Анализируя январские события в Казахстане, важно понимать: цивилизация по Назарбаеву – это не гуманистический проект, каким он виделся европейским теоретикам, таким, как Тьер или Оливье, которого многие ошибочно считают либералом, хотя идеальным государственным строем он считал конституционную монархию английского образца, обеспечивающую свободы без революций. Для первого президента Казахстана, цивилизация – это сеть технократических государств, членов сети, «просвещенных» настолько, насколько им необходимо для поддержания прочных экономических связей.

Если позволить себе еще одну историческую параллель, то идеология Назарбаева, его мечты о едином евразийском пространстве – это upgrade идеи Асана Кайты, казахского поэта и влиятельного сановника XV века, служившего при дворе хана Золотой Орды У луг-Мухаммед а, пока тот не был изгнан. Асан Кайгы (Печальный) обладал широкой эрудицией и имел свое четкое политическое видение того, как должно выглядеть Казахское ханство – как объединение всех тюркских народов и всех тех, кто служит его интересам. Считается, что в недошедшем до нас произведении-утопии (утопии сочинялись не только на Западе) «Жер уюк» («Земля обетованная») Асан нарисовал картину благоденствия евразийского, или пантюркского государства, с центром в Казахстане.

Көтермеші

Если цивилизация именно такова, и в ее основе лежит умеренное технократическое просвещение и государственный прагматизм, то январский бунт 2022 года был восстанием просвещенной части населения, технократов низового уровня (по крайне мере, в начале), против политического абсолютизма, воплощенного в фигуре Елбасы.

Вышедшие к протестующим аким Жанаозена Максат Ибагаров и Нурлан Ногаев пытались успокоить людей обещанием снизить цены на сжиженный газ, но людям нужен был не только газ, но и решение системного кризиса: если правительство декларирует строительство технократического государства, то тогда и сама власть должна отвечать этой цели. Другими словами, de facto политический абсолютизм в какой-то момент вошел в противоречие с целями и практикой государственного менеджмента.
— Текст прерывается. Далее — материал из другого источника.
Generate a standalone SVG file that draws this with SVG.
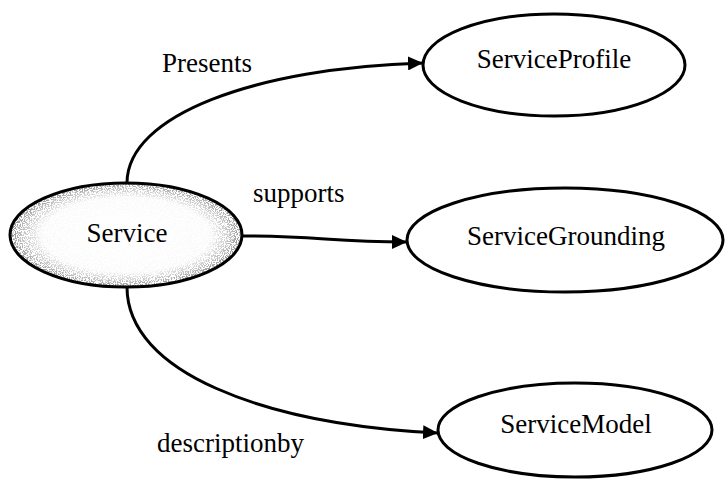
<svg xmlns="http://www.w3.org/2000/svg" width="725" height="482" viewBox="0 0 725 482">
  <style>
    .node { fill: #ffffff; stroke: #000000; stroke-width: 3; }
    .label { font-family: "Liberation Serif", "Times New Roman", serif; font-size: 27px; fill: #000000; }
    .edge { fill: none; stroke: #000000; stroke-width: 3; marker-end: url(#arrow); }
  </style>
  <defs>
    <marker id="arrow" markerUnits="userSpaceOnUse" markerWidth="16" markerHeight="14" refX="15" refY="7" orient="auto">
      <path d="M0,0 L15,7 L0,14 z" fill="#000000"/>
    </marker>
    <!-- faint grey tone that thickens towards the rim -->
    <radialGradient id="rim" cx="0.5" cy="0.5" r="0.5">
      <stop offset="0" stop-color="#000000" stop-opacity="0"/>
      <stop offset="0.72" stop-color="#000000" stop-opacity="0.05"/>
      <stop offset="0.9" stop-color="#000000" stop-opacity="0.55"/>
      <stop offset="1" stop-color="#000000" stop-opacity="1"/>
    </radialGradient>
    <!-- speckled stipple: noise thresholded into dots, masked by the rim tone -->
    <filter id="stipple" x="0" y="0" width="1" height="1">
      <feTurbulence type="fractalNoise" baseFrequency="0.85" numOctaves="2" seed="7" result="noise"/>
      <feColorMatrix in="noise" type="matrix" values="0 0 0 0 0.25  0 0 0 0 0.25  0 0 0 0 0.25  0 0 0 10 -4.6" result="dots"/>
      <feComposite in="dots" in2="SourceGraphic" operator="in"/>
    </filter>
  </defs>

  <g id="connectors">
    <path id="edge-presents" class="edge" d="M127,183 C127,115 255,68 423,63"/>
    <path id="edge-supports" class="edge" d="M242,236 C320,236 330,242 407,242"/>
    <path id="edge-descriptionby" class="edge" d="M127,287 C127,372 262,424 438,433"/>
    <text class="label" x="162" y="72">Presents</text>
    <text class="label" x="253" y="202">supports</text>
    <text class="label" x="157" y="452">descriptionby</text>
  </g>

  <g id="node-service">
    <ellipse cx="126" cy="235" rx="116" ry="52" fill="#ffffff"/>
    <ellipse cx="126" cy="235" rx="116" ry="52" fill="url(#rim)" filter="url(#stipple)"/>
    <ellipse cx="126" cy="235" rx="116" ry="52" fill="none" stroke="#000000" stroke-width="3"/>
    <text class="label" x="127" y="242" text-anchor="middle">Service</text>
  </g>
  <g id="node-serviceprofile">
    <ellipse class="node" cx="554" cy="65" rx="131" ry="51"/>
    <text class="label" x="554" y="68" text-anchor="middle">ServiceProfile</text>
  </g>
  <g id="node-servicegrounding">
    <ellipse class="node" cx="565" cy="240" rx="158" ry="52"/>
    <text class="label" x="566" y="245" text-anchor="middle">ServiceGrounding</text>
  </g>
  <g id="node-servicemodel">
    <ellipse class="node" cx="575" cy="430" rx="137" ry="47"/>
    <text class="label" x="576" y="433" text-anchor="middle">ServiceModel</text>
  </g>
</svg>
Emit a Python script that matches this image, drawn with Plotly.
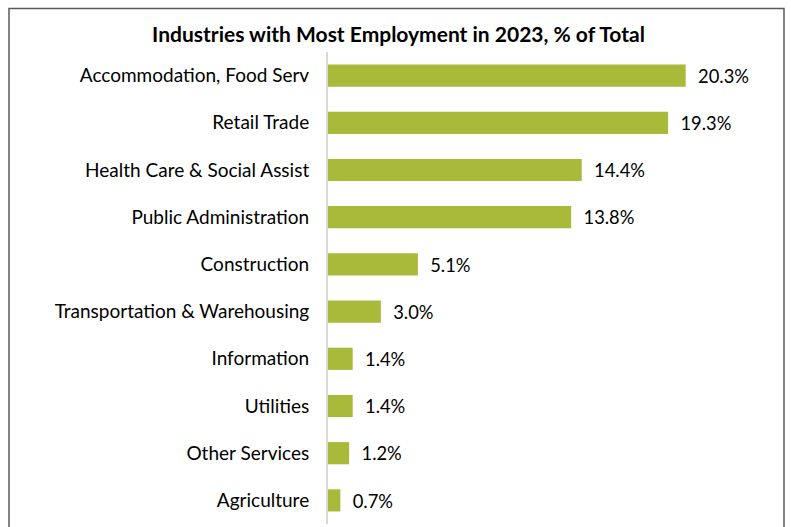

Именно это ощущение долго накапливалось у большинства «низовых» технократов и, не находя выхода – плюс отсутствие парламента, который бы мог сдерживать злоупотребление властью монарха, что необходимо, если последний не хочет революции – вырвалось наружу при первой же возможности, мгновенно приняв политическую форму.

Назарбаев этого очевидно не ожидал, потому что, как и большинство монархов Европы эпохи индустриальной революции – и здесь он разнится с Наполеоном III – полагал, что технократического Просвещения вполне достаточно, и оно не несет никакой опасности для стабильности абсолютистской власти. Жесткость, если не сказать жестокость, с которой Токаев подавлял январское восстание, объясняется нежеланием казахстанских властей расстаться с абсолютистской моделью власти в стране и удерживать своеобразную амбивалентность в государстве: практически неограниченную власть суверена при достаточно развитом технократическом обществе.